Re: The output behavior for iostat/sar when there is no any devices I/O !

iostat and sar won't show any text for devices that are not busy. It's primary purpose is to track actual I/O and on very large systems with thousands of disk and tape devices, showing a bunch of zero I/O devices is not useful.

 



Bill Hassell, sysadmin
liuyl_it
Frequent Advisor

Re: The output behavior for iostat/sar when there is no any devices I/O !

I can accept this viewpoint as a whole,  but it also do would become more useful under some specical circumstances!
For example,  we need observe which lunpaths/devices had lost I/Os,  what time they happened and how long they lasted!

Bill Hassell
Honored Contributor

Re: The output behavior for iostat/sar when there is no any devices I/O !

iostat and sar are for running systems. They don't provide any useful information if something fails.
In HP-UX, I/O traffic doesn't just stop. A failure will be logged in dmesg as well as syslog.log. And for connection problems, ioscan will show errors for the link(s) such as NO_HW. 

That's where you need to look for problems.



Bill Hassell, sysadmin
liuyl_it
Frequent Advisor

Re: The output behavior for iostat/sar when there is no any devices I/O !

But I do feel that the iostat/sar are more perceptual intuition in real time rather than either ioscan or syslog.log!
Notes:  such handling mechanism is indeed different from the same iostat/sar on all other UNIX systems !

Rob Urban
Advisor

Re: The output behavior for iostat/sar when there is no any devices I/O !

iostat and sar won't show any text for devices that are not busy. It's primary purpose is to track actual I/O and on very large systems with thousands of disk and tape devices, showing a bunch of zero I/O devices is not useful.

I am amazed at the ignorance of this statement. Zero is also an important value. If it had been up to you, I guess, we would still be using Roman numerals (the Romans had no way to represent zero -- they saw no need for it).

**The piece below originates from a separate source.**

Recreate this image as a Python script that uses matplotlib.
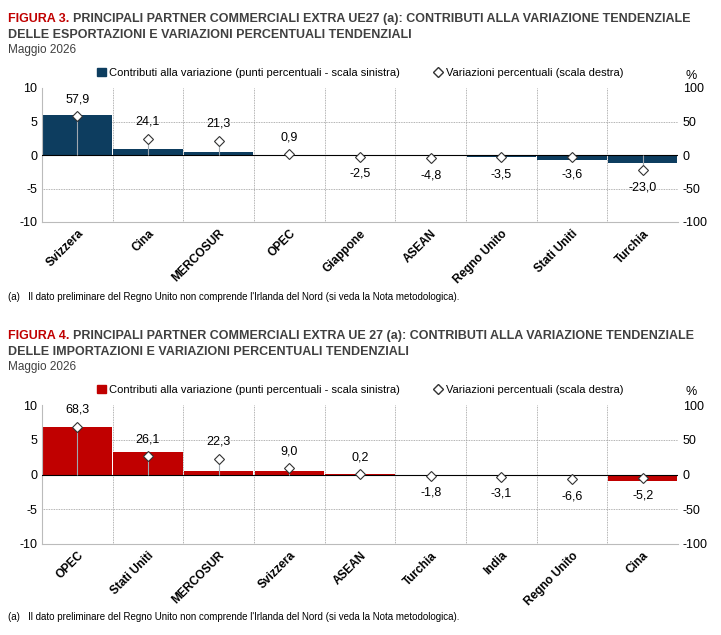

Instead of the user being able to see that the disk or controller is idle, one must compare the output from previous or following samples to figure out what would have been in the space of the blank line(s). This is a particualr pain in the neck when one has asked sar to print all available statisctics ("sar -A"). Why do you think all the other sar implementations show the lines with zeros when the corresponding disk is idle? Only HP came to this pathologic conclusion.

Imagine someone trying to parse the output of sar (a very real scenario, I can assure you). Having blank lines makes the job much harder.

Omitting these lines violates the rule of keeping output consistent and regular. Essentially it is broken.

The developer(s) responsible (and you) clearly never used the tools they created for any serious purpose. HP sar is a toy, not a tool.